Les deux options proposées sont moins chères que les subventions actuelles (plus de 13% du PIB actuellement, dont plus de 7% pour l’énergie) et élimineraient les distorsions et gaspillages du système de subvention universel des prix (surconsommation, fraudes, etc.). Elles généreraient des économies considérables au budget de l’État (plus de 8% du PIB pour le ciblage progressif et 5% pour le revenu universel), tout en protégeant une part plus large de la population plutôt que les solutions de ciblage dépendant de l’administration.

La situation mensuelle de la Banque centrale pour avril dernier fait état de la mobilisation de nouveaux financements au profit du Trésor au titre des articles 46 et 53 de l’ordonnance relative à la monnaie et au crédit. Quels impacts pourraient avoir ces dispositifs de financement monétaires ?
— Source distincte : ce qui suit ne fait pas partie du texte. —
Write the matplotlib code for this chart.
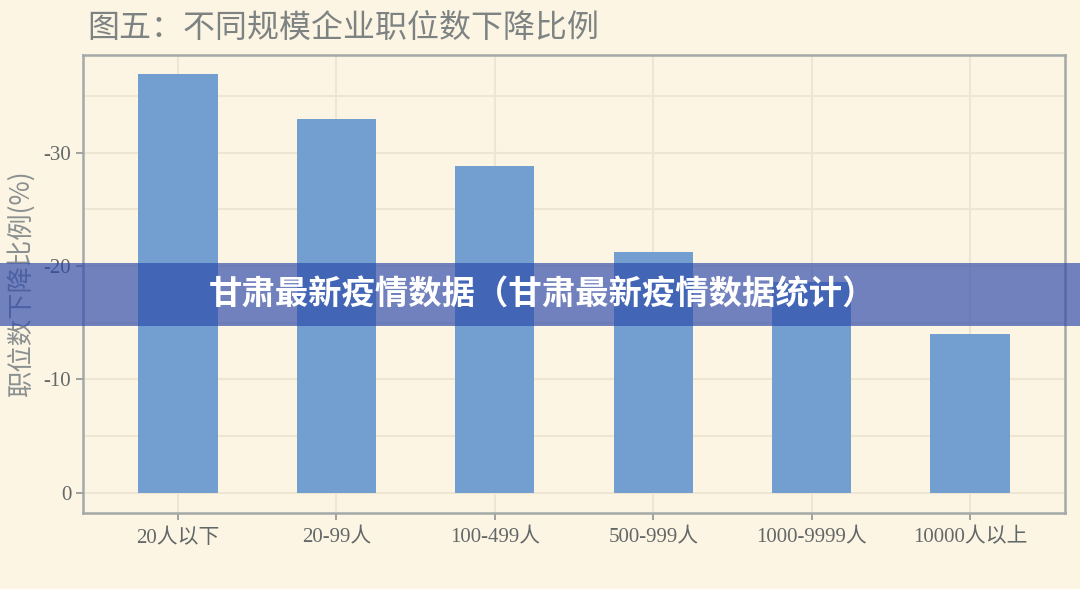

On a de moins en moins accès aux données tant sur la situation monétaire que sur les autres statistiques. Paradoxalement, alors que la situation économique de notre pays est très difficile, plusieurs institutions ne publient plus les rapports comme elles le faisaient auparavant. Au sujet de la situation monétaire et budgétaire, le réel problème est qu’on adopte depuis deux ans des budgets déficitaires sans expliciter comment on financera ses déficits. Et l’inquiétude légitime de tous, c’est que les besoins de financement du budget de l’État consomment, directement ou indirectement, les ressources dont on a besoin pour l’investissement et financer la croissance. Et il ne faut pas oublier qu’on a besoin de croissance. C’est la croissance qui crée des emplois et de la richesse.